I’ve been asked a few times about how to optimize LINQ code. The first step in optimizing LINQ code is to take some measurements and make sure you really have a problem.
It turns out that optimizing LINQ code isn’t that different from optimizing regular C# code. You need to form a hypothesis, make changes, and measure, measure, measure every step of the way. Measurement is important, because sometimes the changes you need to make are not intuitive.
Here is a specific example using LINQ to Objects.
Let’s say we have 100,000 of these in memory:
public class CensusRecord
{
public string District{ get; set; }
public long Males { get; set; }
public long Females { get; set; }
}
We need a query that will give us back a list of districts ordered by their male / female population ratio, and include the ratio in the query result. A first attempt might look like this:
var query =
from r in _censusRecords
orderby (double)r.Males / (double)r.Females descending
select new
{
District = r.District,
Ratio = (double)r.Males / (double)r.Females
};
query = query.ToList();
It’s tempting to look at the query and think - “If we only calculate the ratio once, we can make the query faster and more readable! A win-win!”. We do this by introducing a new range variable with the let clause:
var query =
from r in _censusRecords
let ratio = (double)r.Males / (double)r.Females orderby ratio descending
select new
{
District = r.District,
Ratio = ratio
};
query = query.ToList();
If you measure the execution time of each query on 100,000 objects, however, you’ll find the second query is about 14% slower than the first query, despite the fact that we are only calculating the ratio once. Surprising! See why we need to take measurements?

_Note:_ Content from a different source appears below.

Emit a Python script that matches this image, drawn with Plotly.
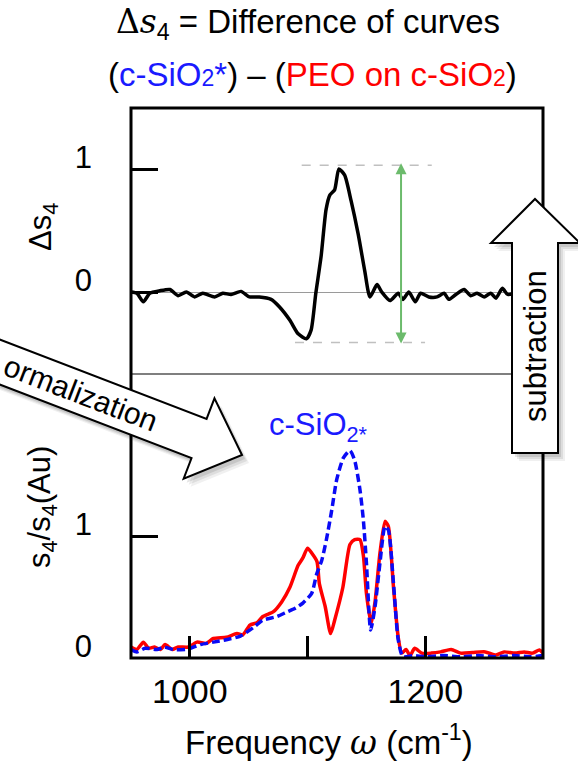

The key to this specific issue is understanding how the C# compiler introduces the range variable ratio into the query processing. We know that C# translates declarative queries into a series of method calls. Imagine the method calls forming a pipeline for pumping objects. The first query we wrote would translate into the following:
var query =
_censusRecords.OrderByDescending(r => (double)r.Males /
(double)r.Females)
.Select(r => new { District = r.District,
Ratio = (double)r.Males /
(double)r.Females });
The second query, the one with the let clause, is asking LINQ to pass an additional piece of state through the object pipeline. In other words, we need to pump both a CensusRecord object and a double value (the ratio) into the OrderByDescending and Select methods. There is no magic involved - the only way to get both pieces of data through the pipeline is to instantiate a new object that will carry both pieces of data. When C# is done translating the second query, the result looks like this:
var query =
_censusRecords.Select(r => new { Record = r,
Ratio = (double)r.Males /
(double)r.Females })
.OrderByDescending(r => r.Ratio)
.Select(r => new { District = r.Record.District,
Ratio = r.Ratio });
The above query requires two projections, which is 200,000 object instantiations. CLR Profiler says the let version of the query uses 60% more memory.
Now we have a better idea why performance decreased, and we can try a different optimization. We’ll write the query using method calls instead of a declarative syntax, and do a projection into the type we need first, and then order the objects.
var query =
_censusRecords.Select(r => new { District = r.District,
Ratio = (double)r.Males /
(double)r.Females })
.OrderByDescending(r => r.Ratio);
This query will perform about 6% faster than the first query in the post, but consistently (and mysteriously) uses 5% more memory. Ah, tradeoffs.
The moral of the story is not to rewrite all your LINQ queries to save a 5 milliseconds here and there. The first priority is always to build working, maintainable software. The moral of the story is that LINQ, like any technology, requires analysis and measurements to make optimization gains because the path to better performance isn’t always obvious. Also remember that a query “optimized” for LINQ to Objects might make things worse when the same query uses a different provider, like LINQ to SQL.